Aber es gibt Ansätze: So berücksichtigt die Bodenverwertungs- und -verwaltungs GmbH (BVVG) bei der Vergabe bundeseigener Flächen besondere Junglandwirte und in Sachsen-Anhalt gibt es eine mögliche Pachtaufstockung mit landeseigenen Flächen. 

„Eine wichtige Rolle für den Erfolg von Gründungen spielt auch die Unterstützungslandschaft in der Region“, betont Dr. Marianne Nobelmann, Dozentin für Landwirtschaftliche Gründungslehre an der Hochschule Eberswalde. „Durch effektives Zusammenwirken könnten regionale Akteure ein positives Gründungsklima für landwirtschaftliches Unternehmertum schaffen“.

Zwei Praktiker berichten: Warum Starthilfe so wichtig ist

Steht keine passende Förderung zur Verfügung, sind junge Gründer mitunter auf „fremde“ Hilfe angewiesen.

Lorenz Sökefeld, Nebenerwerbslandwirt aus dem ostwestfälischen Borgentreich, gründete ebenfalls 2016 einen Betrieb. Er startete mit 8 ha Pachtland, einem Altgebäude, einem gebrauchten Maschinenpark und 30 Ferkeln für die ökologischen Mast.

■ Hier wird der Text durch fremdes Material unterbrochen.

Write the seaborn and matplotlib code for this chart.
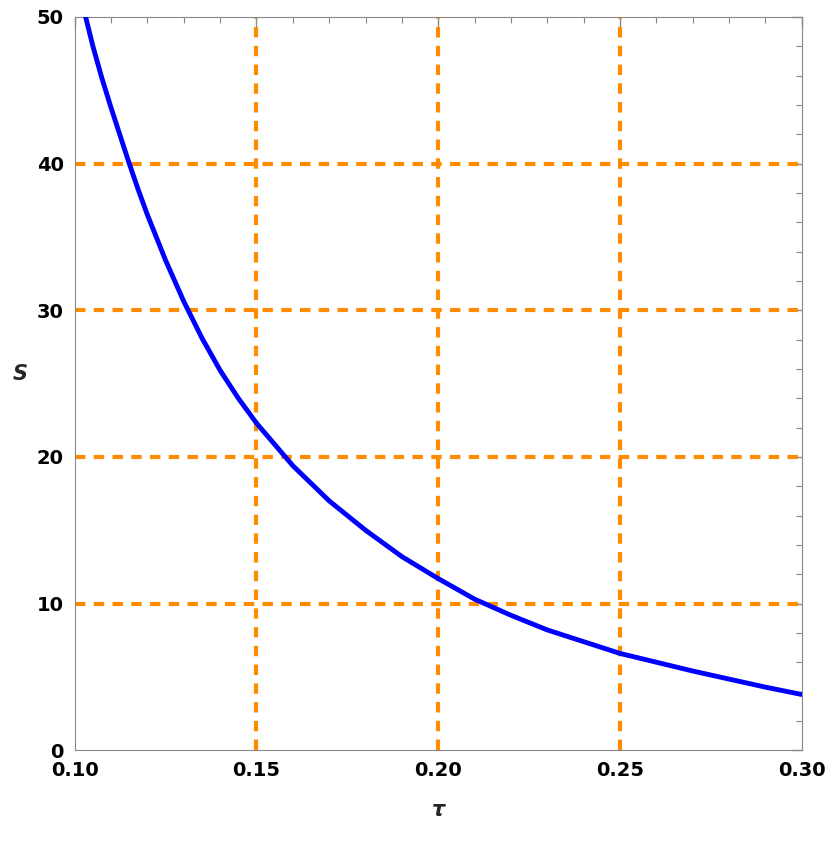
import matplotlib
matplotlib.use("Agg")
import matplotlib.pyplot as plt
import seaborn as sns
from matplotlib.ticker import MultipleLocator, FormatStrFormatter

sns.set_style("white")
plt.rcParams["font.family"] = ["DejaVu Sans"]

# values
tau = [0.103, 0.105, 0.1075, 0.110, 0.1125, 0.115, 0.1175, 0.120, 0.125, 0.130,
       0.135, 0.140, 0.145, 0.150, 0.160, 0.170, 0.180, 0.190, 0.200, 0.210,
       0.220, 0.230, 0.240, 0.250, 0.260, 0.270, 0.280, 0.290, 0.300]
s_vals = [50.0, 48.0, 45.8, 43.8, 41.9, 40.0, 38.2, 36.5, 33.4, 30.6,
          28.1, 25.9, 24.0, 22.3, 19.4, 17.0, 15.0, 13.2, 11.7, 10.3,
          9.2, 8.2, 7.4, 6.6, 6.0, 5.4, 4.85, 4.3, 3.8]
grid_x = [0.15, 0.20, 0.25]
grid_y = [10, 20, 30, 40]

fig = plt.figure(figsize=(8.3, 8.42), dpi=100)
ax = fig.add_axes([0.09, 0.109, 0.876, 0.871])

orange = "#ff8c00"
for gx in grid_x:
    ax.axvline(gx, color=orange, lw=3, ls=(0, (2.5, 2.0)), zorder=1)
for gy in grid_y:
    ax.axhline(gy, color=orange, lw=3, ls=(0, (2.5, 2.0)), zorder=1)

sns.lineplot(x=tau, y=s_vals, ax=ax, color="#0000ff", lw=3.5, zorder=3)

ax.set_xlim(0.10, 0.30)
ax.set_ylim(0, 50)
ax.xaxis.set_major_locator(MultipleLocator(0.05))
ax.xaxis.set_minor_locator(MultipleLocator(0.01))
ax.yaxis.set_major_locator(MultipleLocator(10))
ax.yaxis.set_minor_locator(MultipleLocator(2))
ax.xaxis.set_major_formatter(FormatStrFormatter("%.2f"))
ax.tick_params(which="both", direction="in", top=True, right=True, colors="#888888",
               labelcolor="black", labelsize=14)
ax.tick_params(which="major", length=8, width=1)
ax.tick_params(which="minor", length=4, width=0.8)
ax.tick_params(axis="x", which="major", pad=8)
ax.tick_params(axis="y", which="major", pad=8)
for lbl in ax.get_xticklabels() + ax.get_yticklabels():
    lbl.set_fontweight("bold")
for sp in ax.spines.values():
    sp.set_color("#888888")

ax.set_xlabel("τ", fontsize=15, fontweight="bold", fontstyle="italic", labelpad=14)
ax.set_ylabel("S", fontsize=15, fontweight="bold", fontstyle="italic", rotation=0, labelpad=12)

fig.savefig("out.png", dpi=100)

Mittlerweile bewirtschaftet der Biolandwirt zusammen mit drei Mitarbeitern knapp 100 ha, hält 500 Milchziegen sowie 300 Legehennen in einem Hühnermobil und verkauft seine Produkte per Direktvermarktung. „Um Fuß fassen zu können, brauchte ich jedoch eine Anschubfinanzierung. Ich hatte das Glück 60.000 € aus einem Programm der Alnatura-Stiftung zu bekommen. Ohne dieses Startkapital hätte ich nicht gründen können“, berichtet Lorenz Sökefeld.

Maria Mundry, Mutterkuhhalterin, gründete ihren Betrieb im Jahr 2016 im brandenburgischen Havelland. Mittlerweile hält die Nebenerwerbslandwirtin auf 104 ha rund 75 Angus-Rinder und vermarktet das Fleisch per Direktverkauf im Raum Berlin. „Der Einstieg ist mir vor allem deshalb gelungen, weil mir mein Cousin 20 ha von seinem Betrieb verpachtet, mir einen Unterstand verkauft und den Kauf der ersten neun Rinder vorfinanziert hat. Außerdem konnte ich anfangs Schlepper und Technik seines Betriebs mit nutzen. Diese Möglichkeiten hat nicht jeder, deshalb ist eine Existenzgründungsprämie so wichtig,“ ist Maria Mundry überzeugt.